*GIVEN REQUEST*. Copy from the first line below down to and including the line with "const bw = x.bandwidth();". Skip the pictures.

----

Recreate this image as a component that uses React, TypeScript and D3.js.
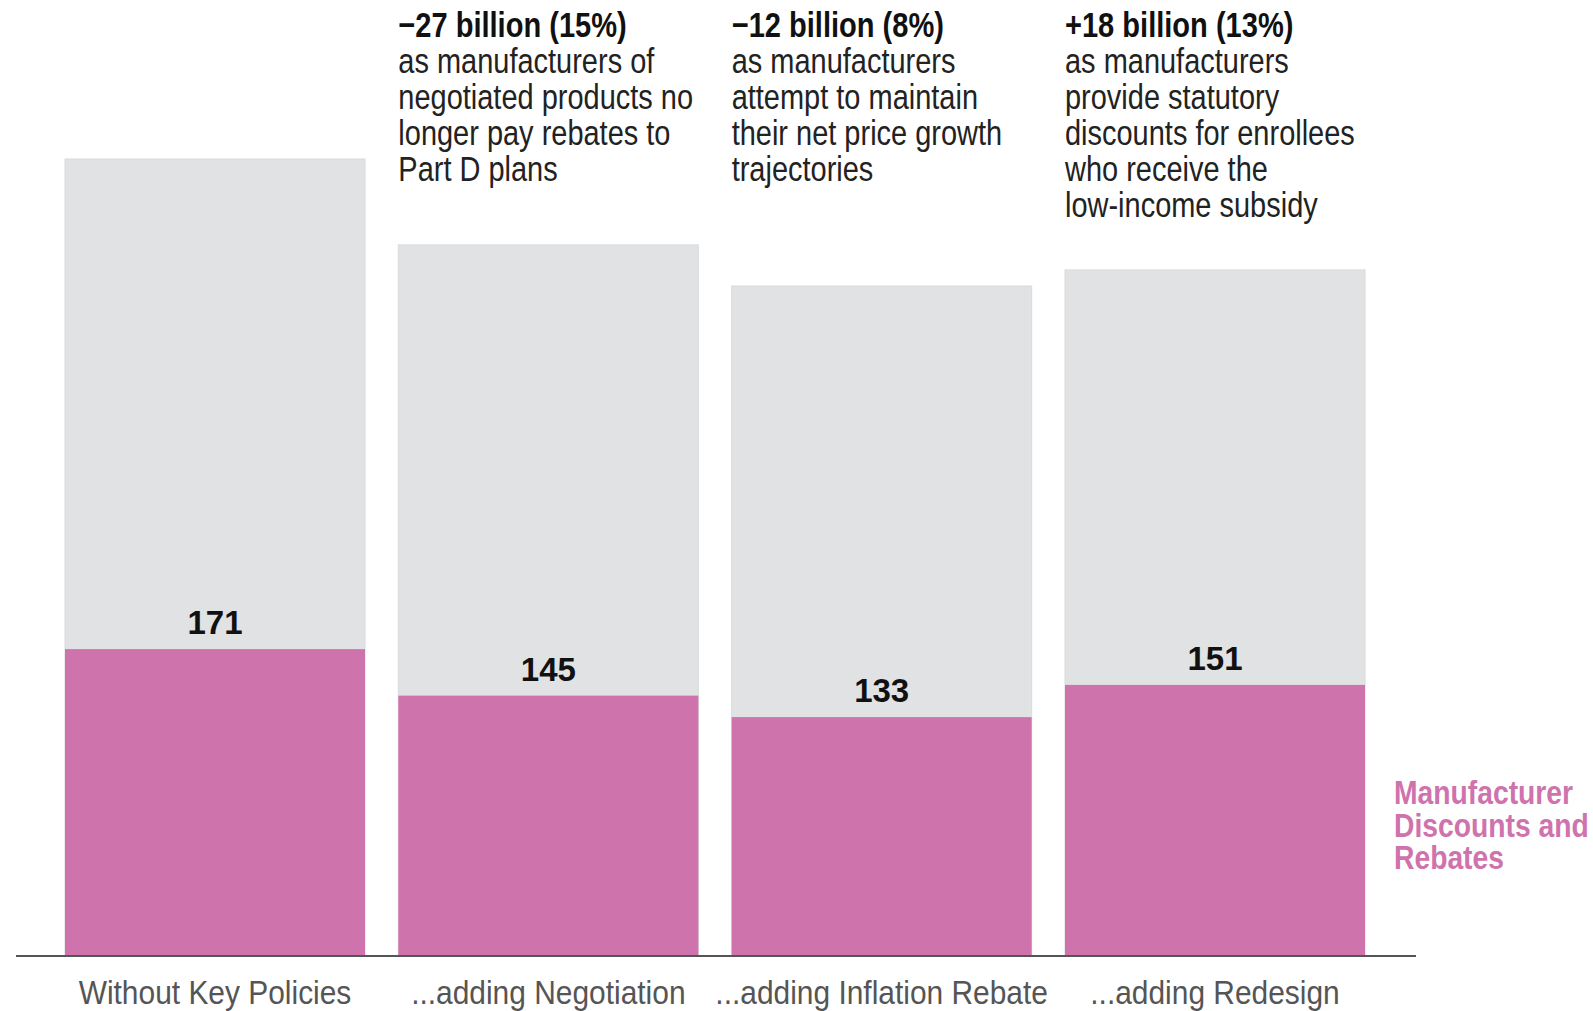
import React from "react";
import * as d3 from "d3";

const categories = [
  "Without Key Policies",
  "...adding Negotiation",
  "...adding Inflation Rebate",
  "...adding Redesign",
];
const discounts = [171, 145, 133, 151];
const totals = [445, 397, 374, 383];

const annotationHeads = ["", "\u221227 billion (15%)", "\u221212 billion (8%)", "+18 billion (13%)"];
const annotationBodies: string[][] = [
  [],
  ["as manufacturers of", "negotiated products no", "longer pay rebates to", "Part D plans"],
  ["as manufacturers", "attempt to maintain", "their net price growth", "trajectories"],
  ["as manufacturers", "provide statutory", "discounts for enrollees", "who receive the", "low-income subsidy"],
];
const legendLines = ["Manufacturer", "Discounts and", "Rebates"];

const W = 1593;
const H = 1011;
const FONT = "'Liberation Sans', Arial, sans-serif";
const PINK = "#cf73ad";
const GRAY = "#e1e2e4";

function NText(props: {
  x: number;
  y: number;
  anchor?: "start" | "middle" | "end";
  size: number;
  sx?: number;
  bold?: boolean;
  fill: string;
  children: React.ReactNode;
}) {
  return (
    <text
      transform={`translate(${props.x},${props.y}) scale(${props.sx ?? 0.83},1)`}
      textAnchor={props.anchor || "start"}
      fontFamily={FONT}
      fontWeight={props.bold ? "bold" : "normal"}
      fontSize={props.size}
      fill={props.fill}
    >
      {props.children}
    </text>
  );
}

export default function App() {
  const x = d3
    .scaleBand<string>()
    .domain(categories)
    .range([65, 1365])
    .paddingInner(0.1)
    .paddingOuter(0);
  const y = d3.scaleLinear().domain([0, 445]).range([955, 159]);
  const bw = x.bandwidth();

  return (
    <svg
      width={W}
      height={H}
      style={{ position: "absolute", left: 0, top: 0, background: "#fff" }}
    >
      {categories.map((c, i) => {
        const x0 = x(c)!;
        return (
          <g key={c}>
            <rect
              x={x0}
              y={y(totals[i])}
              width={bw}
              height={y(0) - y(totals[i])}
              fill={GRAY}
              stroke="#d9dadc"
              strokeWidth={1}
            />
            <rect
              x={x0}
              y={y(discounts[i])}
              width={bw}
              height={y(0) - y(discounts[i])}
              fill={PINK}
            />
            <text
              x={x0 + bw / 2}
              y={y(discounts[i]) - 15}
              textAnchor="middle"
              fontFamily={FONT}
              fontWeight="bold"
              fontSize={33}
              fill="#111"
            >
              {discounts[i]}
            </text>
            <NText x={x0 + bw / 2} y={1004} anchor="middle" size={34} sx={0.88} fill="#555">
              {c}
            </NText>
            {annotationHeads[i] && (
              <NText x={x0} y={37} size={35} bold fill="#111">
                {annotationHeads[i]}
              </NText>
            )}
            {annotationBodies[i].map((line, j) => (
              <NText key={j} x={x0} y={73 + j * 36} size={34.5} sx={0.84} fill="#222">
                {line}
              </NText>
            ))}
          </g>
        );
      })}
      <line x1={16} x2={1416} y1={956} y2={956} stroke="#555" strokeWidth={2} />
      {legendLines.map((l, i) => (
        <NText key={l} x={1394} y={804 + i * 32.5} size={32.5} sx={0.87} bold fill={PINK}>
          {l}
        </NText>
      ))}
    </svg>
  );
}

----

*REPLY*.
Recreate this image as a component that uses React, TypeScript and D3.js.
import React from "react";
import * as d3 from "d3";

const categories = [
  "Without Key Policies",
  "...adding Negotiation",
  "...adding Inflation Rebate",
  "...adding Redesign",
];
const discounts = [171, 145, 133, 151];
const totals = [445, 397, 374, 383];

const annotationHeads = ["", "\u221227 billion (15%)", "\u221212 billion (8%)", "+18 billion (13%)"];
const annotationBodies: string[][] = [
  [],
  ["as manufacturers of", "negotiated products no", "longer pay rebates to", "Part D plans"],
  ["as manufacturers", "attempt to maintain", "their net price growth", "trajectories"],
  ["as manufacturers", "provide statutory", "discounts for enrollees", "who receive the", "low-income subsidy"],
];
const legendLines = ["Manufacturer", "Discounts and", "Rebates"];

const W = 1593;
const H = 1011;
const FONT = "'Liberation Sans', Arial, sans-serif";
const PINK = "#cf73ad";
const GRAY = "#e1e2e4";

function NText(props: {
  x: number;
  y: number;
  anchor?: "start" | "middle" | "end";
  size: number;
  sx?: number;
  bold?: boolean;
  fill: string;
  children: React.ReactNode;
}) {
  return (
    <text
      transform={`translate(${props.x},${props.y}) scale(${props.sx ?? 0.83},1)`}
      textAnchor={props.anchor || "start"}
      fontFamily={FONT}
      fontWeight={props.bold ? "bold" : "normal"}
      fontSize={props.size}
      fill={props.fill}
    >
      {props.children}
    </text>
  );
}

export default function App() {
  const x = d3
    .scaleBand<string>()
    .domain(categories)
    .range([65, 1365])
    .paddingInner(0.1)
    .paddingOuter(0);
  const y = d3.scaleLinear().domain([0, 445]).range([955, 159]);
  const bw = x.bandwidth();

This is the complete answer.